The Prestige (Gunn, Coffey, Hendry & Banks) def. Bullet Club (Cole & Young Bucks) & Gabriel Kidd

This was a really fun way to close out the show, and in a match loaded on star power they made the relative no-name Gabriel Kidd the focus, and did so to great effect. The story was Cole and the Bucks seeing Kidd as the weak link on their team and had Kidd continuously trying to prove that he could hang in a main event level match. As a performer he did excellently in this role, and when his time to finally shine came he did a great job and had the crowd fully on side.

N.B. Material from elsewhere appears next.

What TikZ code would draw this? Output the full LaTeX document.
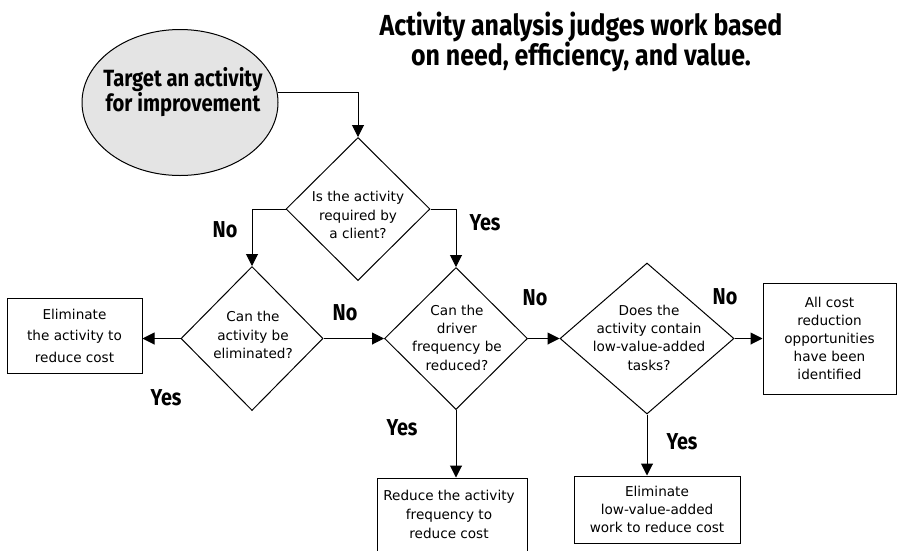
\documentclass[tikz,border=0pt]{standalone}
\usepackage{fontspec}
\usetikzlibrary{shapes.geometric,arrows.meta}
\newfontfamily\bodyfont{DejaVu Sans}
\newfontfamily\headfont{Fira Sans}[FakeStretch=0.86]
\definecolor{ellfill}{RGB}{228,228,228}
\begin{document}
\begin{tikzpicture}[x=1pt,y=-1pt,
  dia/.style={diamond, draw=black, line width=1pt, inner sep=0pt},
  box/.style={rectangle, draw=black, line width=1pt, inner sep=0pt, align=center,
    font=\bodyfont\fontsize{13.6}{18}\selectfont},
  txt/.style={align=center, inner sep=0pt, font=\bodyfont\fontsize{13.6}{18.3}\selectfont},
  lab/.style={inner sep=0pt, font=\headfont\bfseries\fontsize{23}{23}\selectfont},
  arr/.style={-{Triangle[length=12pt,width=12pt]}, line width=1pt}]
\clip (0,0) rectangle (897,550);

% title
\node[align=center, inner sep=0pt, font=\headfont\bfseries\fontsize{29}{30}\selectfont]
  (title) at (581,42) {Activity analysis judges work based\\on need, efficiency, and value.};

% start ellipse
\node[ellipse, draw=black, line width=1pt, fill=ellfill, inner sep=0pt,
  minimum width=196pt, minimum height=146pt] (start) at (180,102.5) {};
\node[align=center, inner sep=0pt, font=\headfont\bfseries\fontsize{23.5}{22}\selectfont]
  (starttext) at (183,92) {Target an activity\\for improvement};

% decisions
\node[dia, minimum width=144pt, minimum height=143pt] (d1) at (358,209) {};
\node[txt] (d1t) at (358,215) {Is the activity\\required by\\a client?};

\node[dia, minimum width=142pt, minimum height=144pt] (d2) at (252,338.5) {};
\node[txt] (d2t) at (253,335) {Can the\\activity be\\eliminated?};

\node[dia, minimum width=143pt, minimum height=142pt] (d3) at (456,338.5) {};
\node[txt] (d3t) at (457,337.5) {Can the\\driver\\frequency be\\reduced?};

\node[dia, minimum width=174pt, minimum height=151pt] (d4) at (647,338.5) {};
\node[txt] (d4t) at (649,337.5) {Does the\\activity contain\\low-value-added\\tasks?};

% boxes
\node[box, minimum width=135pt, minimum height=75pt,
  font=\bodyfont\fontsize{13.6}{21.5}\selectfont] (b1) at (74.5,335.5)
  {Eliminate\\the activity to\\reduce cost};

\node[box, minimum width=150pt, minimum height=84pt] (b2) at (452,520) {};
\node[txt, font=\bodyfont\fontsize{13.6}{19}\selectfont] (b2t) at (449,514)
  {Reduce the activity\\frequency to\\reduce cost};

\node[box, minimum width=166pt, minimum height=67pt] (b3) at (657,509.5)
  {Eliminate\\low-value-added\\work to reduce cost};

\node[box, minimum width=133pt, minimum height=111pt] (b4) at (829.5,338.5)
  {All cost\\reduction\\opportunities\\have been\\identified};

% connectors
\draw[arr] (start.6) -| (d1.north);
\draw[arr] (d1.west) -| (d2.north);
\draw[arr] (d1.east) -| (d3.north);
\draw[arr] (d2.west) -- (d2.west -| b1.east);
\draw[arr] (d2.east) -- (d3.west);
\draw[arr] (d3.east) -- (d4.west);
\draw[arr] (d4.east) -- (d4.east -| b4.west);
\draw[arr] (d3.south) -- (d3.south |- b2.north);
\draw[arr] (d4.south) -- (d4.south |- b3.north);

% labels
\node[lab] (l1) at (225,230) {No};
\node[lab] (l2) at (485,223) {Yes};
\node[lab] (l3) at (345,313) {No};
\node[lab] (l4) at (166,398) {Yes};
\node[lab] (l5) at (535,298) {No};
\node[lab] (l6) at (725,297) {No};
\node[lab] (l7) at (402,428) {Yes};
\node[lab] (l8) at (682,442) {Yes};
\end{tikzpicture}
\end{document}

When things all came to a head though, it turned out that Kidd did still just come up short and got pinned by Coffey’s discus lariat. I’ve seen some say that this should have been the moment where he picked up his big win, but I was fine with the decision to have him eat another fall. They’re saving his big win for a singles match where it’ll mean more, and keeping the new heel unit strong by not having them drop a fall so early in their existence to a winless rookie. ***1/2

After the match the Bullet Club chased off the Prestige with chairs, then teased showing respect to Kidd, only to superkick him for losing the match for their team.

Final Thoughts:

This was a good show that had the potential to be so much more. A lot of the Pro Wrestling World Cup action was solid but slightly underdelivered, but thankfully the non-tournament stuff really hit and pulled the show up a notch. Ricochet vs. Galloway especially is well worth checking out.